— GIVEN PROBLEM —
Copy the records below exactly, starting at the line that contains "Clone this chart in matplotlib." and ending at the line that contains "epochs = list(range(100))"; leave out any pictures.

--- Start of MATERIAL PROVIDED ---

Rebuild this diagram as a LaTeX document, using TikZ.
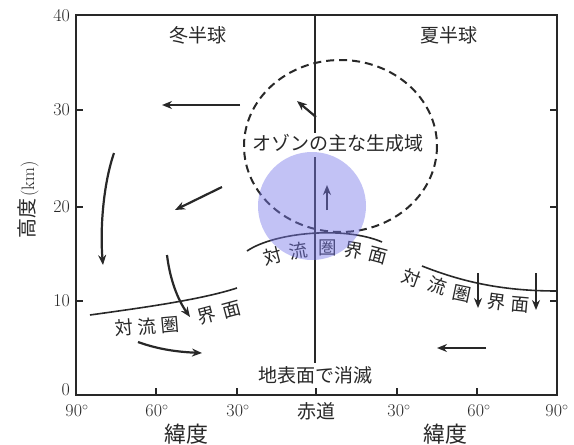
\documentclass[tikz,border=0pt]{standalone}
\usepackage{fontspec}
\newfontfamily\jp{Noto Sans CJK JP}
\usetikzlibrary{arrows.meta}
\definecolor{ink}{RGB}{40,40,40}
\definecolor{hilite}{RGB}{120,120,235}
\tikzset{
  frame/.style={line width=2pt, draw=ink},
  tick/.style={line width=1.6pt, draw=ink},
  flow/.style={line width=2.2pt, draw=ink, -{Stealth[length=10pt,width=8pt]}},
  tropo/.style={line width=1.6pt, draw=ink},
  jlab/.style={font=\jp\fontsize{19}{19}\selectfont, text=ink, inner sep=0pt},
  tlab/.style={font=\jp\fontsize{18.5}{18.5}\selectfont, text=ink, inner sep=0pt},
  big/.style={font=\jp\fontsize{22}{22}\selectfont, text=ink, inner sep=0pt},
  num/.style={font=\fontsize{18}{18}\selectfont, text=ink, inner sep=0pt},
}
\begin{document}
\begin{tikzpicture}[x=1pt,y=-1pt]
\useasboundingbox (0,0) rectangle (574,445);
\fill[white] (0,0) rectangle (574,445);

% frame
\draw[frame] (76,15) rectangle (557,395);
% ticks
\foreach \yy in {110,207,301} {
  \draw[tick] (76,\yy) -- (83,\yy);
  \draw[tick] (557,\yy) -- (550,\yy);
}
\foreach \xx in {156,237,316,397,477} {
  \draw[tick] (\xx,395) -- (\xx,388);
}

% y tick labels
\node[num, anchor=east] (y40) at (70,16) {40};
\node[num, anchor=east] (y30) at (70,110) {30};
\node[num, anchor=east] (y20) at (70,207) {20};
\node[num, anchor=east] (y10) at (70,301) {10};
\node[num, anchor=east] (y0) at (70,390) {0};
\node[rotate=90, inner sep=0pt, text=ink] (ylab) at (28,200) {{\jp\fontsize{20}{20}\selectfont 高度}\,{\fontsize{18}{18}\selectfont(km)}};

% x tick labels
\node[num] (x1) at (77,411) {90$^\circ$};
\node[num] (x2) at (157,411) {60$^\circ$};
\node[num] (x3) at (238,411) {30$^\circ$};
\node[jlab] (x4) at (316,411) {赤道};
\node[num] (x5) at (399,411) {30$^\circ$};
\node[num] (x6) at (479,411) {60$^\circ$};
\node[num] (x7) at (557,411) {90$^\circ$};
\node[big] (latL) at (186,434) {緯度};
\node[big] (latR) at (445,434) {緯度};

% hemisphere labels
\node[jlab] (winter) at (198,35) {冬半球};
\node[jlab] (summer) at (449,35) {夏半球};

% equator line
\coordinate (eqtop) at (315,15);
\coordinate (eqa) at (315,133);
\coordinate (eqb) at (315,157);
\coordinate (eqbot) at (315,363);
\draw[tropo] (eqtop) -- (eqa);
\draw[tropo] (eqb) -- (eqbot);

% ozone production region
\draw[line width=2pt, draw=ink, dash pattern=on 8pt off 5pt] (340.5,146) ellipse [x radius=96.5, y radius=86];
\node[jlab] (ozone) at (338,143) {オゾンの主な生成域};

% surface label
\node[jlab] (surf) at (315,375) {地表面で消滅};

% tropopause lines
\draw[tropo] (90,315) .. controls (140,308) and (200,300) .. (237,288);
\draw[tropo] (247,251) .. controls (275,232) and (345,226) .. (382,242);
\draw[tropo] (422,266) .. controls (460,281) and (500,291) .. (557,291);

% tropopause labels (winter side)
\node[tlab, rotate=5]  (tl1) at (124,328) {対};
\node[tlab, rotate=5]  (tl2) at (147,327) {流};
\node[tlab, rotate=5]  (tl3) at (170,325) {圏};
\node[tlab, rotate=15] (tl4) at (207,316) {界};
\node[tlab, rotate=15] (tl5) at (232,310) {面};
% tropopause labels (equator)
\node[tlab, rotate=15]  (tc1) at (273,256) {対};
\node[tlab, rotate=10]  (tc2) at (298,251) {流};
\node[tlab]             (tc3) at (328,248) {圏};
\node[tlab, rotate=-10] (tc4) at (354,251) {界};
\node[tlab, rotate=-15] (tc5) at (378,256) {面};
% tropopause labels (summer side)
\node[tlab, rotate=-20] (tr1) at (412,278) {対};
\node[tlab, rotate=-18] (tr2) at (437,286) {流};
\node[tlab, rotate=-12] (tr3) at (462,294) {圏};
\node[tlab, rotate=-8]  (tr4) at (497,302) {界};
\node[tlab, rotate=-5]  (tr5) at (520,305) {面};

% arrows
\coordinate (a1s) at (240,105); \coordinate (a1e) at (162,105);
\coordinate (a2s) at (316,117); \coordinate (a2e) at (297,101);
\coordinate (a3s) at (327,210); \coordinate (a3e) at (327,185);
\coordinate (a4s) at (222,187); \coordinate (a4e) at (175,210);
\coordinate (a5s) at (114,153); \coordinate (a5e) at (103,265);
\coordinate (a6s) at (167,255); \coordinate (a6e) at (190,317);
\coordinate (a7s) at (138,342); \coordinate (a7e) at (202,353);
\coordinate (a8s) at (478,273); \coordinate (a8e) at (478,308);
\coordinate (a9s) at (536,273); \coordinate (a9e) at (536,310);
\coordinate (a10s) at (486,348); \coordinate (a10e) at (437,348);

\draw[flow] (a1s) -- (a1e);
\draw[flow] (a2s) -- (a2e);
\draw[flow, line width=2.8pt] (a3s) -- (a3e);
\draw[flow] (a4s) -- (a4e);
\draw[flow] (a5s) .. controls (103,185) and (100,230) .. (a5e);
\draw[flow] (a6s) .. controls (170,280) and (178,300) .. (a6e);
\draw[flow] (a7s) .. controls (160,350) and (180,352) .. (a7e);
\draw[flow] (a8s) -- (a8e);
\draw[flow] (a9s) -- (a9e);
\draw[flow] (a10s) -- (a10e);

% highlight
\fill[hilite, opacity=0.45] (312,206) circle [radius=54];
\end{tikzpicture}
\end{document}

--- End of MATERIAL PROVIDED ---
--- Start of MATERIAL PROVIDED ---

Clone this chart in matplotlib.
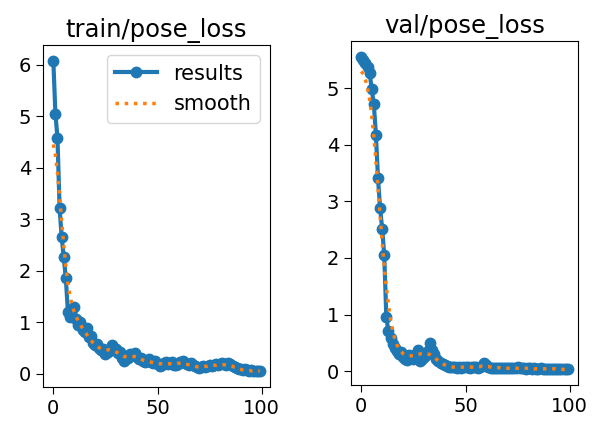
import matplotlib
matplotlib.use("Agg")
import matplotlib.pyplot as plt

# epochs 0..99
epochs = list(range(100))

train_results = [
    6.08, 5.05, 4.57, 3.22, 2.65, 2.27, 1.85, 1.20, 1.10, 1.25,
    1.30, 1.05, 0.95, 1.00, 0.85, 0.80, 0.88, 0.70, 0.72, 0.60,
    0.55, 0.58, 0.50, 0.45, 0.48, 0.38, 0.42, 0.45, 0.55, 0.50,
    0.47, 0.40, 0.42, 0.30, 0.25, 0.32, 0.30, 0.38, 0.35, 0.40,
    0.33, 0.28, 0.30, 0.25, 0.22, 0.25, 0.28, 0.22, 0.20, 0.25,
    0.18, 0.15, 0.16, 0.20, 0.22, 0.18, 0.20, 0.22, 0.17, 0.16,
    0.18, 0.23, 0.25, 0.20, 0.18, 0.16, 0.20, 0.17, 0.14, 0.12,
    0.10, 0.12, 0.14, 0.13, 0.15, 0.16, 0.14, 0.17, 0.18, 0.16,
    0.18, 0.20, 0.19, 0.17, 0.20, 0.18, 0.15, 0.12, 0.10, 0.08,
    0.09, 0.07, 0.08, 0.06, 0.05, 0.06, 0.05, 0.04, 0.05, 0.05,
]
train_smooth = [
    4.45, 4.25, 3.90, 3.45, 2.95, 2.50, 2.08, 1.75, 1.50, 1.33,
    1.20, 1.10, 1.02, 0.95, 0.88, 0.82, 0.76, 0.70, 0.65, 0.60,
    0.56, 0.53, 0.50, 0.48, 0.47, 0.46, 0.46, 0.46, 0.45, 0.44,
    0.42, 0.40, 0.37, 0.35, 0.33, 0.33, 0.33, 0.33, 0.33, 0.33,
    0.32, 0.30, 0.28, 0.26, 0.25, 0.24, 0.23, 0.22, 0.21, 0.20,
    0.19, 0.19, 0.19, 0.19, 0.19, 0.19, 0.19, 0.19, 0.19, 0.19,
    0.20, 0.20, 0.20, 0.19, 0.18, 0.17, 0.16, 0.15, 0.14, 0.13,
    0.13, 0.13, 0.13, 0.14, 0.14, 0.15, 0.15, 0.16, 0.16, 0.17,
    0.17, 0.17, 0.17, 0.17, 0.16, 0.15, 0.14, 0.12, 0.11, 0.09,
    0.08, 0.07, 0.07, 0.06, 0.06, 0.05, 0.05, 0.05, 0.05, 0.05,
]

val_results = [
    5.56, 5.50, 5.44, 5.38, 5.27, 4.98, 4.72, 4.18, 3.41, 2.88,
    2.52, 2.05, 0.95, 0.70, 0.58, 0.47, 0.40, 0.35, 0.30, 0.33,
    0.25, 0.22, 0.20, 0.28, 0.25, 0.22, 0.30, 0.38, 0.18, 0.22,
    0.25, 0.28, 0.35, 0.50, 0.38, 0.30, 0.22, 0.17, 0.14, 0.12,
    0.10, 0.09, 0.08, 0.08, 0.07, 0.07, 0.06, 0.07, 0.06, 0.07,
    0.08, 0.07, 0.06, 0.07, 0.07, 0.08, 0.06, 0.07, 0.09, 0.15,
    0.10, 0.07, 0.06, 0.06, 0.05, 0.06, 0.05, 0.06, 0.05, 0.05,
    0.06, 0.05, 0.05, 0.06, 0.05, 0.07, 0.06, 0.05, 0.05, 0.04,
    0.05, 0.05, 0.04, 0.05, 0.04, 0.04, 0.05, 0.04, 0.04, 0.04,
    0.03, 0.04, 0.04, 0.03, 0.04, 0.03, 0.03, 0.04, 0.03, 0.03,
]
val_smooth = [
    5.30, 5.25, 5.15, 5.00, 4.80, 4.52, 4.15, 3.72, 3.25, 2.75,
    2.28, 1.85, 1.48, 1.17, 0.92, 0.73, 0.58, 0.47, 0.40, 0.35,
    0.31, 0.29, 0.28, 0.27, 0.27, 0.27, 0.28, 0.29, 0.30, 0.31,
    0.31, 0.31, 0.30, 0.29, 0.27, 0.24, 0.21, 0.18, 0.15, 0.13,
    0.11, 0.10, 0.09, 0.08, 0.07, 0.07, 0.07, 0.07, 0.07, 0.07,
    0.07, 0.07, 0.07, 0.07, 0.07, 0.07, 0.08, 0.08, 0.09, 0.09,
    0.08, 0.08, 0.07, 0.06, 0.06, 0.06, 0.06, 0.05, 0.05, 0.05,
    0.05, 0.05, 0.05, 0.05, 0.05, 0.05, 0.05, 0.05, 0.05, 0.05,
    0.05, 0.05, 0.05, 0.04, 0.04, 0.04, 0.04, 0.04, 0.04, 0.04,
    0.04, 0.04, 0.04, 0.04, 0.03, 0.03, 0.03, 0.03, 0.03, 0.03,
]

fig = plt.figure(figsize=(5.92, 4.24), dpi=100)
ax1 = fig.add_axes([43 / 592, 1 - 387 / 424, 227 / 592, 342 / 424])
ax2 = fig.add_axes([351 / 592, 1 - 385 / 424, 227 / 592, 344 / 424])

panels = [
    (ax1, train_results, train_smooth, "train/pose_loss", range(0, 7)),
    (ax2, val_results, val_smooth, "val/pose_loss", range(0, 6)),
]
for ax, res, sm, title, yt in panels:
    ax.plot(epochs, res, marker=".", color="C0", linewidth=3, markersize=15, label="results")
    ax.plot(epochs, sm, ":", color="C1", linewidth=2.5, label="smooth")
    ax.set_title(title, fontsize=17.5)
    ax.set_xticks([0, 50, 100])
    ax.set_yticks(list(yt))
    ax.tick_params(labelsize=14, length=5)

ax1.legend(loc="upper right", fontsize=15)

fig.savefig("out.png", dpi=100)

--- End of MATERIAL PROVIDED ---
--- Start of MATERIAL PROVIDED ---

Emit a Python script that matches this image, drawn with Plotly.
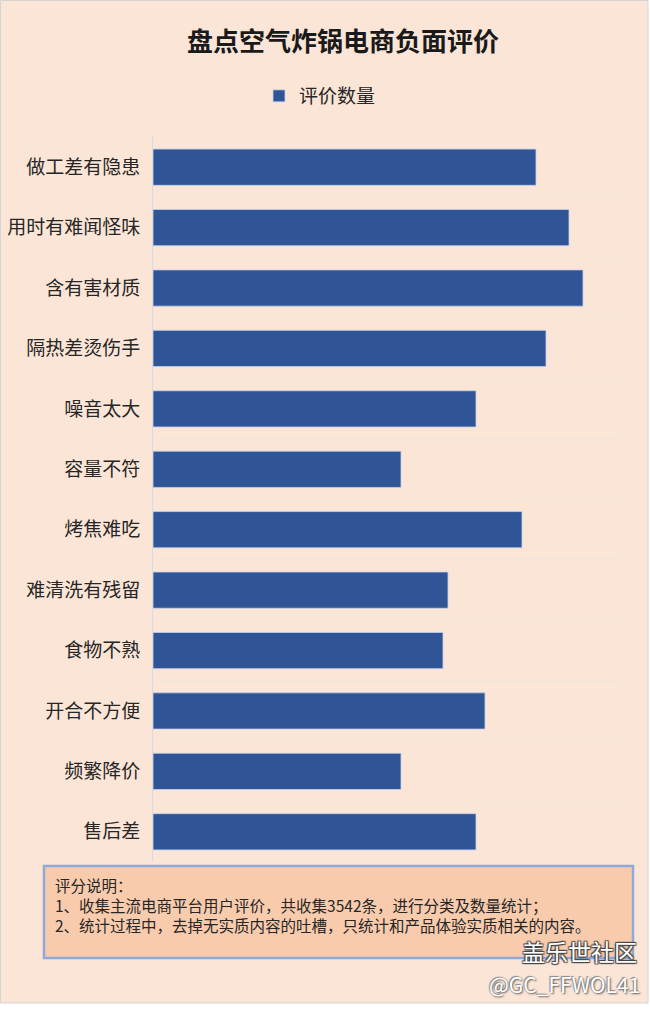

--- End of MATERIAL PROVIDED ---

— ANSWER TO THIS TASK —
Clone this chart in matplotlib.
import matplotlib
matplotlib.use("Agg")
import matplotlib.pyplot as plt

# epochs 0..99
epochs = list(range(100))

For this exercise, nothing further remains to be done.